Spencer Fitzgerald

The bridegroom swore, the bride nearly collapsed. The clerk pressed into the hands of the latter an envelope.

“From the little old gentleman,” he announced, “who was fussing round the church this morning.”

Mrs. Dory tore it open and gave a cry of delight. A diamond cross, worth all the rest of her presents put together, flashed soft lights from a background of dull velvet. Her husband had looked over her shoulder, and with a scowl seized the morocco case and threw it far from him.

It was the only disturbing incident of a highly successful function!
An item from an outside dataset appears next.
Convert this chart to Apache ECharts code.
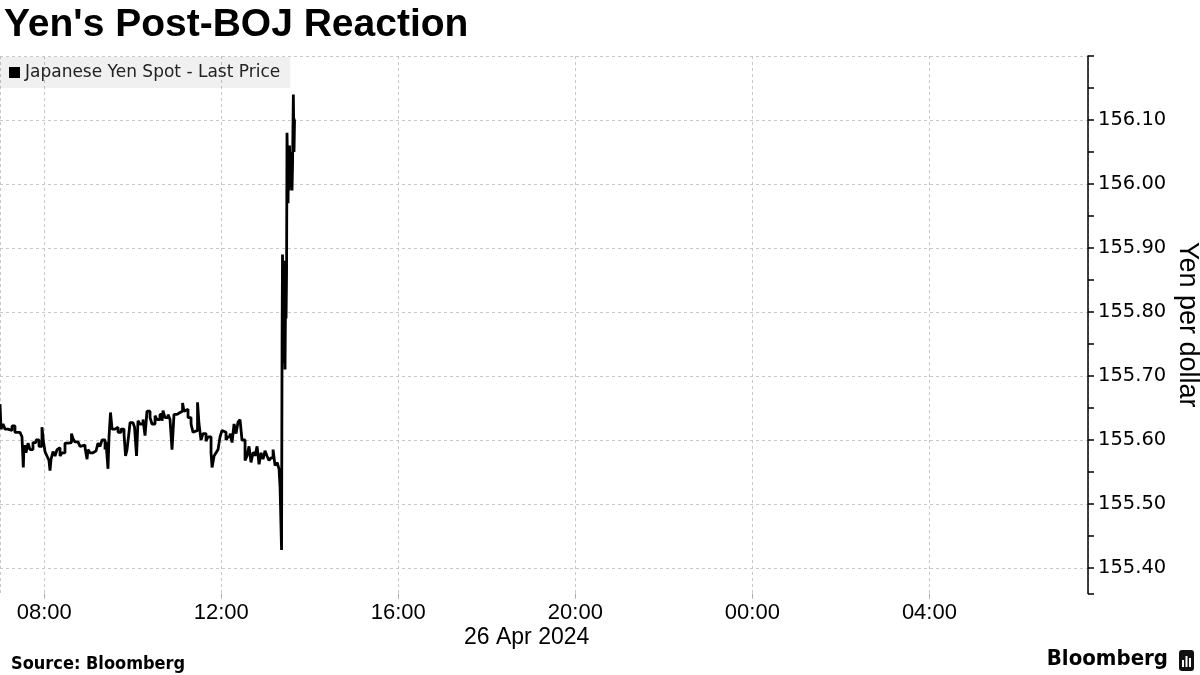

At precisely the same moment when the wedding guests were seated around the hospitable board of Daisy Villa, a celebration of a somewhat different nature was taking place in the more aristocratic neighbourhood of Curzon Street. Here, however, the little party was a much smaller one, and the innocent gaiety of the gathering at Daisy Villa was entirely lacking. The luncheon table around which the four men were seated presented all the unlovely signs of a meal where self-restraint had been abandoned—where conviviality has passed the bounds of licence. Edibles were represented only by a single dish of fruit; the tablecloth, stained with wine and cigar ash, seemed crowded with every sort of bottle and every sort of glass. A magnum of champagne, empty, another half full, stood in the middle of the table; whisky, brandy, liqueurs of various sorts were all represented; glasses—some full, some empty, some filled with cigar ash and cigarette stumps—an ugly sight!

The guest in chief arose. Short, thick-set, red-faced, with bulbous eyes, and veins about his temples which just now were unpleasantly prominent, he seemed, indeed, a very fitting person to have been the recipient of such hospitality. He stood clutching a little at the tablecloth and swaying upon his feet. He spoke as a drunken man, but such words as he pronounced clearly showed him to be possessed of a voice naturally thick and raspy. It was obvious that he was a person of entirely different class from his three companions.

“G—gentlemen,” he said, “I must be off. I thank you very much for this—hospitality. Honoured, I’m sure, to have sat down in such—such company. Good afternoon, all!”

He lurched a little toward the door, but his neighbour at the table—who was also his host—caught hold of his coat tail and pulled him back into his chair.

“No hurry, Masters,” he said. “One more liqueur, eh? It’s a raw afternoon.”